American way of life indebted to Bermuda

America will celebrate its 400-year anniversary of colonisation through Virginia. The executive branch has mobilised a committee to recognise African inclusion, and Bermuda is integral to its existence. We often hear of Plymouth Rock and the pilgrims, but the British colonisation began nearly a dozen years earlier with the Virginia Company and then the Somers Isle investment that facilitated the settlement of Virginia.

The freak discovery of Bermuda ultimately saved that fledgeling Virginia community and bolstered the investor’s confidence, hence the subsequent investments that brought into focus Plymouth Rock. A very pivotal relationship developed between the founding pioneers of Bermuda and the annexation of the Americas.

In many ways, the founding fathers of Bermuda were also the founding fathers of the Americas; one only need to study the life of Robert Rich, the Earl of Warwick, and one of the five-factor families of Bermuda. Needless to say, the founding of America was in its beginning very much a maritime affair and Bermuda sat proverbially as the eye of the storm. In the words of Captain John Smith: “Bermuda is an excellent bit with which to rule a great horse.”

The introduction of Africans from Angola somewhere between 1616 and 1620 added a new dimension. Clarence Maxwell has researched this subject and would submit that these catholicised Africans were skilled tradesmen and masons, which debunks the narrative of captive bushmen being used as simple servants. Aside from farming, they were employed in the structural development of the island as well. They were first engaged as indentured servants and many attained freedom under that system.
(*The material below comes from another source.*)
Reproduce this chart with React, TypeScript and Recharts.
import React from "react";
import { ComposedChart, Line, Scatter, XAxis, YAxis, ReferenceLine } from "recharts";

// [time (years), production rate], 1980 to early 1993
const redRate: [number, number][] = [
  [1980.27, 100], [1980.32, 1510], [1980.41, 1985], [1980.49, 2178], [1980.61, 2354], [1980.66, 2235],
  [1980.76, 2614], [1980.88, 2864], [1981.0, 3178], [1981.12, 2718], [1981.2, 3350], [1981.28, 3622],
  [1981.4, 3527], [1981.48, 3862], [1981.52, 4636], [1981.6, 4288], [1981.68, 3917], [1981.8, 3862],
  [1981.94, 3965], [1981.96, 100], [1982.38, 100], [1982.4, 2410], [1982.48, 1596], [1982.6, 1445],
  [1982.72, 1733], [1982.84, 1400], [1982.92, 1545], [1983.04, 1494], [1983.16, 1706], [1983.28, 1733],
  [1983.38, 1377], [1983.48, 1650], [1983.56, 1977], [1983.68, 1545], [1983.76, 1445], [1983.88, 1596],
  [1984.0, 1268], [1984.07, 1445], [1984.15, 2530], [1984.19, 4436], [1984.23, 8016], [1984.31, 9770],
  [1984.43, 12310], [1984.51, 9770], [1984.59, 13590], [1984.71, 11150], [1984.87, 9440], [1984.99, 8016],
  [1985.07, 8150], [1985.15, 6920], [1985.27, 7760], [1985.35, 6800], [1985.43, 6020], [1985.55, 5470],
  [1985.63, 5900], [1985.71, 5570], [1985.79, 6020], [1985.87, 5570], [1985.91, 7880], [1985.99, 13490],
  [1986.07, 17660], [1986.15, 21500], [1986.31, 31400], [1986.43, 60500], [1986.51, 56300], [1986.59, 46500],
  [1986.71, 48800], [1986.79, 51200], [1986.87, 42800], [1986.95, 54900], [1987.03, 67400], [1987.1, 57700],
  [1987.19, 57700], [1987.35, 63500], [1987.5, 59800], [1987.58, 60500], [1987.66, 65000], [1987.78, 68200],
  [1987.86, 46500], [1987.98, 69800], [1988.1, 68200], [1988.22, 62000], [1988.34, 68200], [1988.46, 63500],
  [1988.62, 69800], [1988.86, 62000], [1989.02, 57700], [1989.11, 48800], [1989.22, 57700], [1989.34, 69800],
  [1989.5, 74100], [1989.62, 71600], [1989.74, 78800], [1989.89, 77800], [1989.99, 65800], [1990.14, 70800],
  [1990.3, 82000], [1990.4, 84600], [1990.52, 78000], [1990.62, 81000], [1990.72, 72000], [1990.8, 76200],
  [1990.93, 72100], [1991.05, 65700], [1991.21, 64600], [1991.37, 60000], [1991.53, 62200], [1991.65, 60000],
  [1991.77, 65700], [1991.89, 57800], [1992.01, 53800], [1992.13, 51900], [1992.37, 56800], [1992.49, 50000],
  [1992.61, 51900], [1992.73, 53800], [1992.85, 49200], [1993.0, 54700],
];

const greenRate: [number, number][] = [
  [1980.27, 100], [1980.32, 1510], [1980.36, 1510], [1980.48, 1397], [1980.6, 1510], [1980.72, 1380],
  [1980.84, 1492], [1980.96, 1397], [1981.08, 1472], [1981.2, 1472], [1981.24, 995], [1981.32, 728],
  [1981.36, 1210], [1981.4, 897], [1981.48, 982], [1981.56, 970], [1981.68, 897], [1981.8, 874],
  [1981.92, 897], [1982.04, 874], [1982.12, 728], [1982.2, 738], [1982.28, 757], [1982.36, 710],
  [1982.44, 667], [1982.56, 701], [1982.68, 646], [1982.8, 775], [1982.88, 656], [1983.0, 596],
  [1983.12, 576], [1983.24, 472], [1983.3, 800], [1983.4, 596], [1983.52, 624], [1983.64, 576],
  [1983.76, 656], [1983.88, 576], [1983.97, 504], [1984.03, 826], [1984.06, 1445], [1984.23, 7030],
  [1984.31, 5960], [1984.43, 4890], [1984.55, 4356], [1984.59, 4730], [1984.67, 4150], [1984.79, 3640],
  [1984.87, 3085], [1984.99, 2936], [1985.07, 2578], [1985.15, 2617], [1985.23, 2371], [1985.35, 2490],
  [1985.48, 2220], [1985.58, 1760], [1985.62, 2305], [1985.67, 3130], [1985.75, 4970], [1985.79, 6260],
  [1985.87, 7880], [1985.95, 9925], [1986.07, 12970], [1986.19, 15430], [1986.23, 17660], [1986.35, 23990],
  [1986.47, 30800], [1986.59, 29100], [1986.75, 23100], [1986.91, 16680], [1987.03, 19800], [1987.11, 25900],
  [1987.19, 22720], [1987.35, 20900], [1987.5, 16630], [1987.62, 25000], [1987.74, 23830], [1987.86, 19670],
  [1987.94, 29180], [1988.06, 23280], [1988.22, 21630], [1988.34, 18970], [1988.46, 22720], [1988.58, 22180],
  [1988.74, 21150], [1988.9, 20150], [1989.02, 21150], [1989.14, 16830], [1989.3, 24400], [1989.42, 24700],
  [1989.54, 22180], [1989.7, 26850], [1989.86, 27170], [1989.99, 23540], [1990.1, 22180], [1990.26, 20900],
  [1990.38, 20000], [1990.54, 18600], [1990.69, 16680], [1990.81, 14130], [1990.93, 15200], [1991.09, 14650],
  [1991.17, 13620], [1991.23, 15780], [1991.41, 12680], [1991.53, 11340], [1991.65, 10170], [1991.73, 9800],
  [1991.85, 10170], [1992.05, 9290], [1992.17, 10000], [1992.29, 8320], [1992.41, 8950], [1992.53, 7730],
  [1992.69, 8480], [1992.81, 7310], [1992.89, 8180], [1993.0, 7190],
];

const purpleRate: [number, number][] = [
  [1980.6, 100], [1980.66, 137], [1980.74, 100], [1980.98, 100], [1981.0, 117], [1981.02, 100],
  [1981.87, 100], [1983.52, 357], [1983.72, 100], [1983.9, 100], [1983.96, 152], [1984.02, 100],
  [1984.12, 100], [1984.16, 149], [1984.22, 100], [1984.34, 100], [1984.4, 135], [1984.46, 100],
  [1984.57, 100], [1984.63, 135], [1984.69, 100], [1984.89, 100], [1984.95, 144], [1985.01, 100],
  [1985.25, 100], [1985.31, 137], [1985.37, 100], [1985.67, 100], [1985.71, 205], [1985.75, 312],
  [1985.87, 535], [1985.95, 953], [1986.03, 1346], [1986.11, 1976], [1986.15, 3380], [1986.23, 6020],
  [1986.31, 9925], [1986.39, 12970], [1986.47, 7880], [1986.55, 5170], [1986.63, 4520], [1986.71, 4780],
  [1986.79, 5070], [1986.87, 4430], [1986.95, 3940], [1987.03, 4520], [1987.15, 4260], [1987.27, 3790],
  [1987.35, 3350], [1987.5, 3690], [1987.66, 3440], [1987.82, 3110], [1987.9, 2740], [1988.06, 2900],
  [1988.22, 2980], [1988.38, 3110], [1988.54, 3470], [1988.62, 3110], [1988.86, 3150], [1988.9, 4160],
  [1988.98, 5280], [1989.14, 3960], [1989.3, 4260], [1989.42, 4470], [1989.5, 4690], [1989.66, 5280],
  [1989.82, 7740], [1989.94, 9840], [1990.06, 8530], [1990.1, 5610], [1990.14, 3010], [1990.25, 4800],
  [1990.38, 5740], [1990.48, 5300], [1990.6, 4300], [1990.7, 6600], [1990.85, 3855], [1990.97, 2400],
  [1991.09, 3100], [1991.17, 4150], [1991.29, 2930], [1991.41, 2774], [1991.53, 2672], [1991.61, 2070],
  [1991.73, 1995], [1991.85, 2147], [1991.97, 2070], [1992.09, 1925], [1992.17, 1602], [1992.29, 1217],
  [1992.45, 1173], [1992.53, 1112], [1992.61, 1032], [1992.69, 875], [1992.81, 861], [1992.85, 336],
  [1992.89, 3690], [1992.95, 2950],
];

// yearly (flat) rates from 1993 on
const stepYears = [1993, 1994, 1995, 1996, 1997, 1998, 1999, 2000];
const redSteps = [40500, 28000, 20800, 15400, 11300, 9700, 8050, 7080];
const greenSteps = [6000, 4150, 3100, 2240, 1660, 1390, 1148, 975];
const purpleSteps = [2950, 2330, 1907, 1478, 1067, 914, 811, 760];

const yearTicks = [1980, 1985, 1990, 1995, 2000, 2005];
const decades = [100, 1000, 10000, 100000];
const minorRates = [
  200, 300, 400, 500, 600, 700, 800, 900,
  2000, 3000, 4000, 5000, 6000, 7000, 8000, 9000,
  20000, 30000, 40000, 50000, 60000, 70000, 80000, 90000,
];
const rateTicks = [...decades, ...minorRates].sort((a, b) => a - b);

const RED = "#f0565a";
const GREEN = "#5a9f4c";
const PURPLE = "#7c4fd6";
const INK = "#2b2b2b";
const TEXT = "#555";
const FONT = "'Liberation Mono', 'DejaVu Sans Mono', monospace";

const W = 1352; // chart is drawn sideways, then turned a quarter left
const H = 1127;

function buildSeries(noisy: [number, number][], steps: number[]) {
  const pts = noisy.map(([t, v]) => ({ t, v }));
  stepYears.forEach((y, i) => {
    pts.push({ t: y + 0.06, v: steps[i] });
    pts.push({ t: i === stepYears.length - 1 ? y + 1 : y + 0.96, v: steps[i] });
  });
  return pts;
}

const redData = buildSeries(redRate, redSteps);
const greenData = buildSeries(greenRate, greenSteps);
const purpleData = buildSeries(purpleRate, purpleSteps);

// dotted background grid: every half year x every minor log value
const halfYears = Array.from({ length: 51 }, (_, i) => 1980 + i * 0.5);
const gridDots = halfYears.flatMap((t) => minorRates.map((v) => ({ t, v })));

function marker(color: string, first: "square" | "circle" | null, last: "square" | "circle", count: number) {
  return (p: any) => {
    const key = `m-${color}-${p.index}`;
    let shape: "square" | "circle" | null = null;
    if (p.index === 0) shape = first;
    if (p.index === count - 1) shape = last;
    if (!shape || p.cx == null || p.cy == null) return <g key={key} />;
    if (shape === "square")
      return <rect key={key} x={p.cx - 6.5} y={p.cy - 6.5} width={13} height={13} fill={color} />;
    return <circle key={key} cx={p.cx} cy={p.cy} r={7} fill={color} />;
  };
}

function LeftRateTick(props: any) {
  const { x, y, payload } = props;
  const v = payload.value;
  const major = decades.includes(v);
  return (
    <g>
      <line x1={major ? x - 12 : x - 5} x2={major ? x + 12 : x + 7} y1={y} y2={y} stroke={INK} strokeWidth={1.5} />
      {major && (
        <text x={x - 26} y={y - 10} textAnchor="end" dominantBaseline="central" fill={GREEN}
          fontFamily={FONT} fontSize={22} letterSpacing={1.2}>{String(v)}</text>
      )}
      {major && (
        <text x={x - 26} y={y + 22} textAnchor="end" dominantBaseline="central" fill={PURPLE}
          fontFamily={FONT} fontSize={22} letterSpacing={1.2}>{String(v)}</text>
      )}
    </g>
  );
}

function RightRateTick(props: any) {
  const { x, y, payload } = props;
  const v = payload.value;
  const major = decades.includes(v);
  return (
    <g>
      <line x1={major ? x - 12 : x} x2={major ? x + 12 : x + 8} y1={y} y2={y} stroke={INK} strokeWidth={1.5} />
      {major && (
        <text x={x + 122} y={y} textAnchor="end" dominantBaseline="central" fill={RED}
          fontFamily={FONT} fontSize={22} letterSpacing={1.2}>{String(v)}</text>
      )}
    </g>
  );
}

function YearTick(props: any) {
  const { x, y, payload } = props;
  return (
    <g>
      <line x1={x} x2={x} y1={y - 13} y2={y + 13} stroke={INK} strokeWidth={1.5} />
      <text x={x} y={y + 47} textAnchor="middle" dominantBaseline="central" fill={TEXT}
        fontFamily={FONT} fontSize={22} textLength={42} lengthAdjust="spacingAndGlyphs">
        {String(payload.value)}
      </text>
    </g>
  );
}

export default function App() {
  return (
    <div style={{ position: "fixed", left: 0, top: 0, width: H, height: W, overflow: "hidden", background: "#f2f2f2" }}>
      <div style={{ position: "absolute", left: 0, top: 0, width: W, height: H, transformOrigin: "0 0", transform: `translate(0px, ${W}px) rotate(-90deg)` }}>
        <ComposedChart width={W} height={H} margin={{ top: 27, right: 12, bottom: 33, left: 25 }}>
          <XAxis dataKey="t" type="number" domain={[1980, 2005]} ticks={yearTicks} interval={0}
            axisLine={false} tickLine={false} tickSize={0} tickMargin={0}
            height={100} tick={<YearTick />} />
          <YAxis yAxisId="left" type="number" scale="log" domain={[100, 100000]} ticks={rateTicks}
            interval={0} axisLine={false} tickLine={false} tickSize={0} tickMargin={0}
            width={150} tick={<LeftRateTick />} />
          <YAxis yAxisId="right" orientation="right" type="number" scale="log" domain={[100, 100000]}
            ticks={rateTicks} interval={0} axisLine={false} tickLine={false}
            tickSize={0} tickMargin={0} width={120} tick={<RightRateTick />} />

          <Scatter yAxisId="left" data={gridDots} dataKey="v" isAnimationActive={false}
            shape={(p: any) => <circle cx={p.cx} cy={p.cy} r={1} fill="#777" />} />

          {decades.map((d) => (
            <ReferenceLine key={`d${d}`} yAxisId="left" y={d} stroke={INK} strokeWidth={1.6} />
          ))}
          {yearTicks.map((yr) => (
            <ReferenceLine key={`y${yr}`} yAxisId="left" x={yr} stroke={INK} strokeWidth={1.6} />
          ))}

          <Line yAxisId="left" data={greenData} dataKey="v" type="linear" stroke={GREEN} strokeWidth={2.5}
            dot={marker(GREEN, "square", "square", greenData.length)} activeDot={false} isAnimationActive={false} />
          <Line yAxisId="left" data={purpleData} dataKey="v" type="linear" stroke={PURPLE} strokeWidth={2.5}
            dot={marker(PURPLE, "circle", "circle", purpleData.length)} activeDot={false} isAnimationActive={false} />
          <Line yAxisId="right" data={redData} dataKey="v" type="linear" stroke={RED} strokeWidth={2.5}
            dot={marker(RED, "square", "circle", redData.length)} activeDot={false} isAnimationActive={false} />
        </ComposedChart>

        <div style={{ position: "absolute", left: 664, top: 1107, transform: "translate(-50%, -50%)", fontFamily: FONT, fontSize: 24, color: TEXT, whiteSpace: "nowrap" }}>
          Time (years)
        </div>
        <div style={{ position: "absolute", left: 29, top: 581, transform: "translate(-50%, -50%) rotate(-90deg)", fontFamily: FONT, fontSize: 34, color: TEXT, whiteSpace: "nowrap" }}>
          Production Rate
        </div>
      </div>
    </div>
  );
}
Chattel slavery was introduced in the middle of the 17th century when by then this Portuguese group of Africans had acclimatised to Bermuda, were nativised and had already produced the second generation.

It could easily be argued that Bermuda set the blueprint and legal framework for chattel slavery for the British, who would adopt these methods in the Americas.

Events in Bermuda impacted on developments in America. The founding of Bahamas and the subsequent founding of Charlotte, Carolina, was a direct result of two boatloads of Bermudians being expelled for religious reasons, among which was also a number of free blacks. No one needs to dig too deep to uncover the deep association of Bermudian families with the Carolinas.

All through history, whether we talk about the gunpowder hoist during the War of Independence or the number of American ships that Bermudian privateers destroyed. One estimate suggests that out of 1,000 destroyed American ships, Bermuda privateers were responsible for 60 per cent of them. The law of the sea required a ratio of 5:1 black to white, meaning that much of the plundering was done by black seamen entrepreneuring as privateers. Bermudian seamen were engaged as slaves in both the War of Independence and the Civil War.

These are the stories scarcely talked about but very much part of Bermuda and American history. We will be acknowledging a day of celebration for the Portuguese community, whose beginning is 1857, without realising that the first blacks who helped to build this community between 1616 and 1620 were also Portuguese.

The question is, will they be included in the celebration? Will their story be told or will we stick to the later agricultural narrative?

The 400-year anniversary gives us the forum to put the historical account into proper perspective.

If we don’t stand to be included, no one will stand for us; and if we don’t recognise our own history and our value to the equation, no one will inform us. Bermuda deserves a spot at the table for any celebration of the founding of America. It is an indelible fact, but we must claim it. We have the historians and researchers past and present who can qualify the case for Bermuda; we just need to co-ordinate the effort.

There is a sidebar to this issue, which speaks to the unique history of Bermuda and a culture that was welded by our need to survive as a small jurisdiction. We did not have the luxury of massive estates of land, but in our beginning, we had the freedom from all the hostilities other countries were confronted with.

We led the tobacco trade until other plantocracies became more stable and firmly established. Then we switched to a maritime economy and became masters of the sea in this hemisphere. We did this amid slavery where we generated merchant slaves whose talents exploded after emancipation. But one cannot take away what they accomplished in spite of slavery.

We as native Bermudians also have the blended DNA of all the factor families, plus the Angolan and Native American steaming through our blood, and as a people we are a perfect captive specimen of the foundation of Bermuda and America.